Outer regions of China (those beyond "China proper") were not divided into provinces. Manchuria (consisting of Fengtian (now Liaoning), Jilin, Heilongjiang), Xinjiang, and Mongolia were overseen by military leaders or generals (將軍) and vice-tudong (副都統), and civilian leaders were heads of the leagues (盟長), a subdivision of Mongolia.
In 1878, Xinjiang became a province, in 1909, Fengtian, Jilin, and Heilongjiang were made provinces as well. Taiwan was made a province in 1887, but it was ceded to Japan in 1895. As a result, there were 22 provinces in China (Outer China and China proper) near the end of the Qing Dynasty.
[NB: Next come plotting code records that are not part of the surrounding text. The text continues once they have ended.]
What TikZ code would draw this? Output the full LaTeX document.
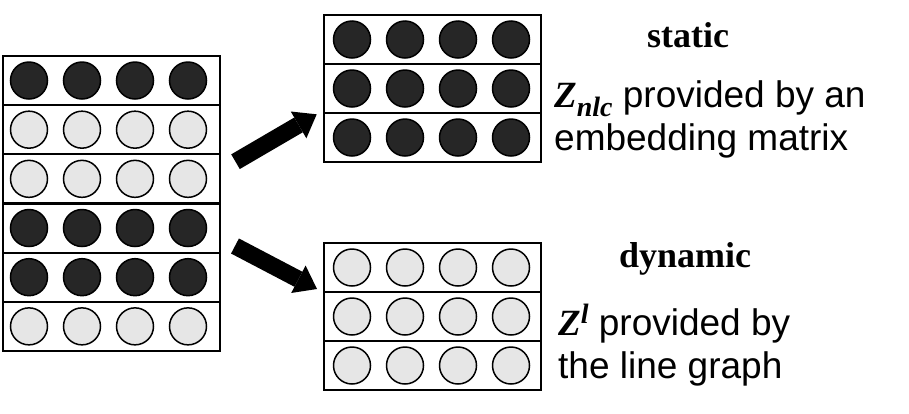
\documentclass[tikz,border=0pt]{standalone}
\usepackage{fontspec}
\setmainfont{Liberation Serif}
\setsansfont{Liberation Sans}
\usetikzlibrary{arrows.meta}
\definecolor{dotdark}{HTML}{262626}
\definecolor{dotlight}{HTML}{E6E6E6}
\tikzset{
  rowbox/.style={draw=black, line width=2pt, minimum width=217pt, minimum height=49pt, inner sep=0pt, anchor=north west},
  dotd/.style={circle, draw=black, line width=1.5pt, fill=dotdark, minimum size=37pt, inner sep=0pt},
  dotl/.style={circle, draw=black, line width=1.5pt, fill=dotlight, minimum size=37pt, inner sep=0pt},
  bigarrow/.style={line width=17pt, -{Triangle[length=21pt 0 0, width=31pt 0 0, line width=0pt 0 0]}},
  headtxt/.style={font=\fontsize{36}{42}\selectfont\bfseries, anchor=base, inner sep=0pt},
  desctxt/.style={font=\sffamily\fontsize{37}{42.5}\selectfont, align=left, anchor=base west, inner sep=0pt},
}
\newcommand{\zbold}{\rmfamily\bfseries\itshape}
\begin{document}
\begin{tikzpicture}[x=1pt, y=-1pt]
\useasboundingbox (0,0) rectangle (909,413);
% left matrix
\foreach \i/\s in {1/dotd,2/dotl,3/dotl,4/dotd,5/dotd,6/dotl}{
  \node[rowbox] (L\i) at (2,{55+(\i-1)*49.17}) {};
  \foreach \j in {1,...,4}{
    \node[\s] (L\i c\j) at ([xshift={(27+(\j-1)*53)*1pt}]L\i.west) {};
  }
}
% static matrix
\foreach \i in {1,2,3}{
  \node[rowbox] (S\i) at (323,{14+(\i-1)*49}) {};
  \foreach \j in {1,...,4}{
    \node[dotd] (S\i c\j) at ([xshift={(29+(\j-1)*53)*1pt}]S\i.west) {};
  }
}
% dynamic matrix
\foreach \i in {1,2,3}{
  \node[rowbox] (D\i) at (323,{242+(\i-1)*49}) {};
  \foreach \j in {1,...,4}{
    \node[dotl] (D\i c\j) at ([xshift={(29+(\j-1)*53)*1pt}]D\i.west) {};
  }
}
% arrows
\coordinate (a1s) at (235.5,161.7);
\coordinate (a1e) at (316.7,114.3);
\coordinate (a2s) at (235,246);
\coordinate (a2e) at (317,289);
\draw[bigarrow] (a1s) -- (a1e);
\draw[bigarrow] (a2s) -- (a2e);
% texts
\node[headtxt] (stat) at (688,47) {static};
\node[desctxt] (statd) at (554,150) {{\zbold Z\raisebox{-9pt}{\fontsize{28}{28}\selectfont nlc}} provided by an\\embedding matrix};
\node[headtxt] (dyn) at (685,267) {dynamic};
\node[desctxt] (dynd) at (558,378) {{\zbold Z\raisebox{12pt}{\fontsize{28}{28}\selectfont l}} provided by\\the line graph};
\end{tikzpicture}
\end{document}
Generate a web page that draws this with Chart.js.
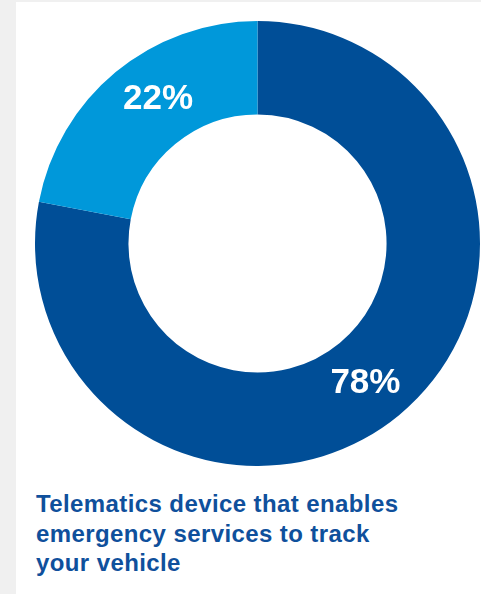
<!DOCTYPE html>
<html>
<head>
<meta charset="utf-8">
<script src="https://cdn.jsdelivr.net/npm/chart.js@4/dist/chart.umd.min.js"></script>
<style>
  html, body { margin: 0; padding: 0; }
  body { width: 481px; height: 594px; background: #f0f0f0; position: relative; overflow: hidden; }
  #painel { position: absolute; left: 16px; top: 2px; width: 465px; height: 592px; background: #fff; }
  #grafico { position: absolute; left: 35px; top: 21px; width: 445px; height: 445px; }
  #legenda {
    position: absolute; left: 36px; top: 489px; width: 440px;
    font-family: "Liberation Sans", Arial, sans-serif; font-weight: bold;
    font-size: 24px; line-height: 29.7px; color: #0f509c; letter-spacing: 0.4px;
  }
</style>
</head>
<body>
<div id="painel"></div>
<div id="grafico"><canvas id="canvas-donut"></canvas></div>
<div id="legenda">Telematics device that enables<br>emergency services to track<br>your vehicle</div>

<script>
// dados do gráfico
const categorias = ["Sim", "Não"];
const valores = [78, 22];
const rotulos = ["78%", "22%"];
const cores = ["#004e97", "#0098da"];

// escreve a percentagem no meio de cada fatia
const rotulosPlugin = {
  id: "rotulos",
  afterDatasetsDraw(chart) {
    const ctx = chart.ctx;
    const meta = chart.getDatasetMeta(0);
    ctx.save();
    ctx.fillStyle = "#fff";
    ctx.font = "bold 35px 'Liberation Sans', Arial, sans-serif";
    ctx.textAlign = "center";
    ctx.textBaseline = "middle";
    meta.data.forEach((arc, i) => {
      // um pouco mais perto do topo, como no original
      const { x, y, startAngle, endAngle, innerRadius, outerRadius } = arc.getProps(
        ["x", "y", "startAngle", "endAngle", "innerRadius", "outerRadius"], true);
      const meio = (startAngle + endAngle) / 2 + (i === 1 ? 0.09 : 0.03);
      const r = (innerRadius + outerRadius) / 2;
      ctx.fillText(rotulos[i], x + Math.cos(meio) * r, y + Math.sin(meio) * r + 1);
    });
    ctx.restore();
  }
};

const ctx = document.getElementById("canvas-donut").getContext("2d");
new Chart(ctx, {
  type: "doughnut",
  data: {
    labels: categorias,
    datasets: [{
      data: valores,
      backgroundColor: cores,
      borderWidth: 0
    }]
  },
  options: {
    responsive: true,
    maintainAspectRatio: false,
    animation: false,
    cutout: "58%",
    layout: { padding: 0 },
    plugins: {
      legend: { display: false },
      tooltip: { enabled: false }
    }
  },
  plugins: [rotulosPlugin]
});
</script>
</body>
</html>
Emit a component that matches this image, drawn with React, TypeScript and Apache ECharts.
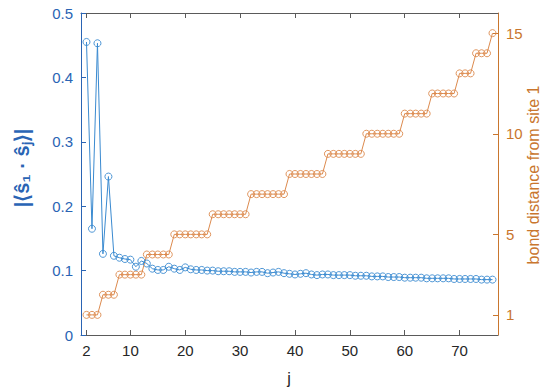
import React, { useEffect, useRef } from "react";
import * as echarts from "echarts";

const jValues = [2,3,4,5,6,7,8,9,10,11,12,13,14,15,16,17,18,19,20,21,22,23,24,25,26,27,28,29,30,31,32,33,34,35,36,37,38,39,40,41,42,43,44,45,46,47,48,49,50,51,52,53,54,55,56,57,58,59,60,61,62,63,64,65,66,67,68,69,70,71,72,73,74,75,76];

const correlation = [0.455,0.165,0.453,0.126,0.246,0.123,0.120,0.118,0.117,0.106,0.115,0.111,0.103,0.101,0.101,0.106,0.103,0.101,0.105,0.102,0.101,0.101,0.100,0.100,0.099,0.099,0.099,0.098,0.098,0.098,0.097,0.098,0.098,0.096,0.097,0.098,0.096,0.095,0.094,0.095,0.096,0.094,0.093,0.094,0.094,0.093,0.093,0.093,0.093,0.092,0.092,0.092,0.091,0.091,0.091,0.090,0.090,0.090,0.089,0.089,0.089,0.089,0.088,0.088,0.088,0.088,0.088,0.087,0.087,0.087,0.087,0.087,0.086,0.086,0.086];

const bondDistance = [1,1,1,2,2,2,3,3,3,3,3,4,4,4,4,4,5,5,5,5,5,5,5,6,6,6,6,6,6,6,7,7,7,7,7,7,7,8,8,8,8,8,8,8,9,9,9,9,9,9,9,10,10,10,10,10,10,10,11,11,11,11,11,12,12,12,12,12,13,13,13,14,14,14,15];

const xTicks = [2,10,20,30,40,50,60,70];
const rightTicks = [1,5,10,15];

const BLUE_LINE = "#3a8ad0";
const BLUE_AXIS = "#2a64b4";
const ORANGE_LINE = "#dc8a4e";
const ORANGE_AXIS = "#c9762e";
const FONT = "Liberation Sans, Arial, sans-serif";

export default function App() {
  const ref = useRef<HTMLDivElement>(null);
  useEffect(() => {
    if (!ref.current) return;
    const chart = echarts.init(ref.current, undefined, { renderer: "svg" });
    const blueData = jValues.map((j, i) => [j, correlation[i]]);
    const orangeData = jValues.map((j, i) => [j, bondDistance[i]]);
    chart.setOption({
      animation: false,
      backgroundColor: "#ffffff",
      grid: { left: 81, right: 52, top: 13, bottom: 56, containLabel: false },
      xAxis: [
        {
          type: "value",
          min: 1,
          max: 77,
          position: "bottom",
          axisLine: { show: true, lineStyle: { color: "#5a5a5a", width: 1 } },
          axisTick: { show: true, inside: true, length: 5, customValues: xTicks, lineStyle: { color: "#5a5a5a" } },
          axisLabel: { customValues: xTicks, color: "#262626", fontSize: 15, fontFamily: FONT, margin: 8 },
          splitLine: { show: false },
        },
        {
          type: "value",
          min: 1,
          max: 77,
          position: "top",
          axisLine: { show: true, onZero: false, lineStyle: { color: "#5a5a5a", width: 1 } },
          axisTick: { show: true, inside: true, length: 5, customValues: xTicks, lineStyle: { color: "#5a5a5a" } },
          axisLabel: { show: false },
          splitLine: { show: false },
        },
      ],
      yAxis: [
        {
          type: "value",
          min: 0,
          max: 0.5,
          interval: 0.1,
          position: "left",
          axisLine: { show: true, lineStyle: { color: BLUE_AXIS, width: 1 } },
          axisTick: { show: true, inside: true, length: 5, lineStyle: { color: BLUE_AXIS } },
          axisLabel: { color: BLUE_AXIS, fontSize: 15, fontFamily: FONT, margin: 8 },
          splitLine: { show: false },
        },
        {
          type: "value",
          min: 0,
          max: 16,
          position: "right",
          axisLine: { show: true, lineStyle: { color: ORANGE_AXIS, width: 1 } },
          axisTick: { show: true, inside: true, length: 5, customValues: rightTicks, lineStyle: { color: ORANGE_AXIS } },
          axisLabel: { customValues: rightTicks, color: ORANGE_AXIS, fontSize: 15, fontFamily: FONT, margin: 8 },
          splitLine: { show: false },
        },
      ],
      series: [
        {
          type: "line",
          name: "bond",
          xAxisIndex: 0,
          yAxisIndex: 1,
          data: orangeData,
          symbol: "circle",
          symbolSize: 7,
          lineStyle: { color: ORANGE_LINE, width: 1 },
          itemStyle: { color: "rgba(255,255,255,0)", borderColor: ORANGE_LINE, borderWidth: 0.9 },
        },
        {
          type: "line",
          name: "corr",
          xAxisIndex: 0,
          yAxisIndex: 0,
          data: blueData,
          symbol: "circle",
          symbolSize: 7,
          lineStyle: { color: BLUE_LINE, width: 1 },
          itemStyle: { color: "rgba(255,255,255,0)", borderColor: BLUE_LINE, borderWidth: 0.9 },
        },
      ],
      graphic: [
        {
          type: "text",
          x: 289,
          y: 378,
          style: { text: "j", fill: "#262626", fontSize: 16, fontFamily: FONT, align: "center", verticalAlign: "middle" },
        },
        {
          type: "text",
          x: 22,
          y: 168,
          rotation: Math.PI / 2,
          style: { text: "|⟨ŝ₁ · ŝⱼ⟩|", fill: BLUE_AXIS, fontSize: 20, fontWeight: "bold", fontFamily: FONT, align: "center", verticalAlign: "middle" },
        },
        {
          type: "text",
          x: 533,
          y: 175,
          rotation: Math.PI / 2,
          style: { text: "bond distance from site 1", fill: ORANGE_AXIS, fontSize: 16, fontFamily: FONT, align: "center", verticalAlign: "middle" },
        },
      ],
    });
    return () => chart.dispose();
  }, []);
  return <div ref={ref} style={{ width: 550, height: 391, position: "absolute", left: 0, top: 0 }} />;
}
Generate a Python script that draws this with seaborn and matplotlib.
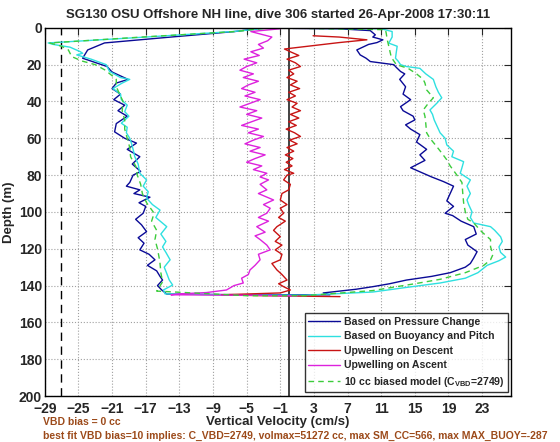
"""Seaglider dive vertical velocity profile."""
import matplotlib
matplotlib.use("Agg")  # non-interactive backend
import matplotlib.pyplot as plt
import numpy as np
import seaborn as sns

# ---- data (depth in m, vertical velocity in cm/s) ----
blue_depth = [0.3, 2, 5, 8.2, 12, 16.5, 21, 24, 28, 30, 33, 36, 39, 42, 45, 48, 52, 56.5, 60, 62.6,
              66, 70, 74, 78, 80, 84, 86, 88, 90, 92, 95, 97, 100.7, 104, 107, 110.7, 114, 117, 120.6,
              123, 126, 129, 132, 135, 137, 140, 142.4, 144.6, 145, 145,
              144, 142, 140.6, 139, 137, 135, 133, 130, 128, 125, 121.6, 118, 115, 112, 108, 105, 102,
              100.7, 97, 94, 90, 86, 83.5, 81, 79, 76, 72, 69, 66, 62, 58, 55, 52.7, 50, 48, 45, 42.8,
              39, 36, 32, 28, 25, 23.7, 21.5, 20, 18.3, 16.5, 14.7, 12, 9, 8, 6.5, 5, 3.8, 1.5, 0.5, 0.3]
blue_vel = [-3.5, -6.4, -14, -21.9, -23.9, -24.5, -21.6, -21, -19.1, -20.5, -21, -20, -20.8, -19.5,
            -20.3, -19.2, -20.5, -20.7, -19.5, -18.1, -19.2, -17.7, -18.6, -17.6, -18.5, -18.9, -19.3,
            -17.7, -18.4, -16.5, -17.8, -17, -17.3, -18.2, -17.5, -16.9, -17.9, -17.2, -17.7, -16.6,
            -15.9, -16.8, -15.7, -15.3, -15, -15.6, -15.1, -14.5, -5, 4.9,
            4.1, 8, 10, 12, 14, 17, 19.2, 21, 21.6, 22, 22.4, 21.3, 21, 22.3, 22, 20.5, 19.5,
            18.6, 19.6, 18.8, 19.2, 19.6, 18.4, 17, 16, 14.5, 16.2, 15.6, 16.4, 15.2, 15.6, 14.5, 13.9,
            15, 14.8, 13.6, 13.3, 14.5, 13.6, 13.9, 13.2, 13.8, 13.3, 12.8, 12.5, 9.7, 9.2, 8.5, 8.1,
            9.5, 10.5, 11.2, 10, 10.3, 9.7, 6, 0.5]

cyan_depth = [0.3, 2, 5, 8.2, 9, 10.5, 12.9, 13.8, 14.7, 17, 20, 23.7, 27, 28, 30, 33, 36, 39, 42,
              45.5, 48, 51.8, 54, 57, 60, 62.7, 66, 70, 74, 79, 82.6, 86, 89, 92.5, 96, 99, 103, 108,
              112, 116, 119, 122, 126, 130, 133.4, 137, 139.7, 142.4, 144.5, 145.2, 145.2,
              143.5, 141, 138.6, 136, 133, 129, 126.5, 124.5, 122, 119, 116, 113.5, 110, 108, 106, 103,
              100, 96, 93.5, 90, 86, 82.6, 79, 76, 72.7, 70, 67, 63.6, 60, 57, 53, 50, 47, 44.6, 41,
              38, 35, 32, 28, 25, 22, 21, 20, 18, 16.5, 13, 10, 8.3, 5, 2, 0.5, 0.2]
cyan_vel = [-3, -6.6, -17, -28.6, -28, -26, -24.8, -24.5, -25.2, -23.5, -21.7, -21.3, -20, -18.9,
            -19.8, -20.9, -20, -19.9, -19.2, -19.5, -19, -19.9, -19.2, -19.3, -18.9, -18.7, -18.5,
            -18.3, -17.9, -17.7, -16.9, -17.3, -16.7, -16.9, -16.2, -15.3, -15.8, -14.5, -15.2, -14.6,
            -15, -14.6, -14.1, -14.8, -14.5, -14.2, -13.8, -14.9, -14.7, -5, 2,
            10, 14, 18, 21, 22.5, 23.6, 25, 25.8, 25.2, 25, 25.4, 25.2, 24.5, 24, 22, 21.6,
            21.8, 21.4, 21.2, 21.6, 21.2, 21.6, 20.4, 20.6, 20.8, 19.4, 19.6, 18.8, 18.6, 18, 17.6,
            17.3, 17.1, 16.8, 17.6, 18.2, 17.8, 17.5, 17.2, 16.3, 15.6, 14, 13.3, 13, 12.7, 12.8,
            12.9, 11.9, 12.3, 12.3, 11, 1]

red_depth = [4.3, 5, 6.5, 8, 11, 11.5, 13, 15, 17, 19, 21, 23, 25, 27, 29, 31, 33, 35, 37, 39, 41,
             43, 45, 47, 49, 51, 53, 55, 57, 59, 61, 63, 65, 67, 69, 71, 73, 75, 77, 79, 80, 82.6, 85,
             88, 90, 93.5, 96, 98, 100.7, 103, 105, 108, 110, 113.4, 116, 118, 120.6, 123, 126, 128,
             131.5, 134, 137, 139, 140.6, 142.4, 144, 145, 145.5, 146]
red_vel = [2.9, 6, 9.3, 6, 0.4, -0.5, 0.2, 1.2, -0.2, 0.8, 1.4, 0, 0.6, -0.2, 1, 0.2, 1.3, 0, 0.8,
           -0.2, 1, 0.4, 1.4, 0.2, 1.2, 0, 0.9, -0.3, 0.7, 1.4, 0.1, 1, -0.2, 0.6, -0.4, 0.5, -0.3,
           0.4, -0.5, 0.6, -0.2, -0.6, 0.2, 0, -0.8, -1, -0.2, -1, -0.6, -1.2, -0.4, -1.4, -1.8, -1,
           -1.6, -0.8, -1.6, -0.8, -1, -2, -1.4, -0.8, -0.2, -1.2, -0.6, 0.2, -1, -8, -3, 6.1]

magenta_depth = [0.5, 2, 5, 7, 9, 11, 13, 15, 17, 19, 21, 23, 25, 27, 29, 31, 33, 35, 37, 39, 41, 43,
                 45, 47, 49, 51, 53, 55, 57, 59, 61, 63, 65, 67, 69, 71, 73, 75, 77, 79, 81, 82.6, 85,
                 88, 90, 93.5, 96, 98, 100.7, 103, 105, 108, 111, 113, 115, 118, 120.6, 123, 126, 129,
                 131.5, 134, 136, 138.6, 140, 142.4, 143.8, 144.5, 145, 145.3, 145.6]
magenta_vel = [-1, -4.5, -2, -2.5, -3.6, -3, -4.5, -3.5, -5.3, -3.8, -5, -5.8, -4.2, -5.4, -3.6,
               -4.8, -5.6, -4, -5.2, -3.4, -4.6, -5.8, -3.8, -5, -3.2, -4.4, -5.6, -3.6, -4.8, -3,
               -4.2, -5.2, -3.4, -4.6, -2.8, -4, -5, -3.2, -4.2, -2.6, -3.4, -2.4, -3.4, -2.6, -3.6,
               -1.8, -3, -2.2, -2.6, -3.6, -2.4, -3.8, -2.8, -4, -3.4, -2.6, -2.2, -3.6, -3.4, -4,
               -4.6, -4.8, -5.6, -5.4, -6.5, -7.4, -9.8, -13, -14, -3, 1]

green_depth = [0.3, 2, 5, 8.2, 10, 12, 15.6, 18, 20, 23, 26, 28, 32, 36, 40, 45, 50, 55, 60, 65, 70,
               75, 80, 85, 90, 95, 100.7, 105, 110, 115, 120, 125, 128, 133, 138, 143, 145.5, 145.5,
               142.7, 139, 136.6, 133, 129, 126, 123, 119, 115, 111, 106, 104, 100, 95, 90, 84, 80,
               75, 71.7, 68, 64.5, 60, 57, 52, 48, 44.6, 41, 38, 33.7, 30, 28, 25, 22, 20, 16, 10, 6,
               3, 1, 0.3]
green_vel = [-3, -6.3, -17.5, -28.4, -27, -26.2, -25.8, -24.6, -23, -21.8, -21, -20.5, -20.5, -20.1,
             -19.7, -19.8, -19.5, -19.5, -19.2, -18.9, -18.8, -18.2, -18, -17.6, -17.4, -16.9, -16,
             -16.3, -15.7, -15.9, -15.6, -15.4, -15.3, -15.2, -15, -15.7, -5, 2,
             10, 15, 18, 21, 23.2, 24, 24.3, 24, 24, 23, 22, 21.3, 21, 20.8, 20.7, 20.6, 20, 19.2,
             18.8, 18.2, 17.6, 16.8, 16.4, 16.3, 16.2, 16, 16.6, 17.2, 16.4, 16.2, 16, 15.2, 14.2,
             12.8, 12.2, 11.9, 11.7, 11.6, 11.5, 2]

vbd_line = -27.1
x_ticks = list(range(-29, 24, 4))
y_ticks = list(range(0, 201, 20))

sns.set_style("white")
plt.rcParams["font.family"] = ["Liberation Sans", "DejaVu Sans"]
plt.rcParams["font.weight"] = "bold"
plt.rcParams["mathtext.fontset"] = "custom"
plt.rcParams["mathtext.rm"] = "Liberation Sans:bold"
plt.rcParams["mathtext.bf"] = "Liberation Sans:bold"

fig = plt.figure(figsize=(5.6, 4.42), dpi=100)
ax = fig.add_axes([0.080, 0.104, 0.832, 0.833])

series = [
    (blue_vel, blue_depth, "#0a0a96", "-", "Based on Pressure Change"),
    (cyan_vel, cyan_depth, "#2ee0e0", "-", "Based on Buoyancy and Pitch"),
    (red_vel, red_depth, "#c81414", "-", "Upwelling on Descent"),
    (magenta_vel, magenta_depth, "#dd22dd", "-", "Upwelling on Ascent"),
    (green_vel, green_depth, "#3ccc3c", "--", r"10 cc biased model (C$_{\mathbf{VBD}}$=2749)"),
]
for vel, depth, color, ls, label in series:
    line_kw = {"dashes": (4, 3)} if ls == "--" else {}
    sns.lineplot(x=vel, y=depth, sort=False, estimator=None, color=color, lw=1.0,
                 label=label, ax=ax, **line_kw)

ax.axvline(0, color="#333333", lw=1.3, zorder=1)
ax.axvline(vbd_line, color="black", lw=1.0, dashes=(6, 4), zorder=1)

ax.set_xlim(-29, 26.4)
ax.set_ylim(200, 0)
ax.set_xticks(x_ticks)
ax.set_yticks(y_ticks)
ax.grid(True, linestyle=":", color="#a0a0a0", lw=0.8)
ax.tick_params(direction="in", length=5, top=True, right=True, labelsize=10)
ax.tick_params(axis="x", pad=4)
ax.tick_params(axis="y", pad=2)
for sp in ax.spines.values():
    sp.set_color("black")
    sp.set_linewidth(1.0)

ax.set_title("SG130 OSU Offshore NH line, dive 306 started 26-Apr-2008 17:30:11",
             fontsize=9.5, fontweight="bold", pad=7)
ax.set_xlabel("Vertical Velocity (cm/s)", fontsize=9.5, fontweight="bold", labelpad=0)
ax.set_ylabel("Depth (m)", fontsize=9.5, fontweight="bold", labelpad=3)

leg = ax.legend(loc="lower right", bbox_to_anchor=(0.995, 0.01), fontsize=7.6, frameon=True,
                fancybox=False, handlelength=3.0, borderpad=0.35, labelspacing=0.42,
                handletextpad=0.4, borderaxespad=0)
leg.get_frame().set_edgecolor("black")
leg.get_frame().set_linewidth(1.0)

brown = "#9c4a1a"
fig.text(0.077, 1 - 422 / 442, "VBD bias = 0 cc", color=brown, fontsize=7.5,
         fontweight="bold", va="center")
fig.text(0.077, 1 - 436 / 442,
         "best fit VBD bias=10 implies: C_VBD=2749, volmax=51272 cc, max SM_CC=566, max MAX_BUOY=-287",
         color=brown, fontsize=7.5, fontweight="bold", va="center")

fig.savefig("out.png", dpi=100)
plt.close(fig)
The Republic of China, established in 1912, set up 4 more provinces in Inner Mongolia and 2 provinces in historic Tibet, bringing the total to 28. 4 provinces were however lost with the establishment of the Japanese puppet state of Manchukuo in Manchuria. After the defeat of Japan in World War II, Manchuria was reincorporated as 10 provinces, and Taiwan was also returned to China. As a result, the Republic of China had 35 provinces. Although the Republic of China now only controls one province (Taiwan Province) and some islands of a second province (Fujian), it continues to claim (in theory at least) 35 provinces.
The People's Republic of China abolished many of the provinces in the 1950s and converted a number of them into autonomous regions. Hainan was set up as a separate province in 1988, bringing the total number of provinces to 22.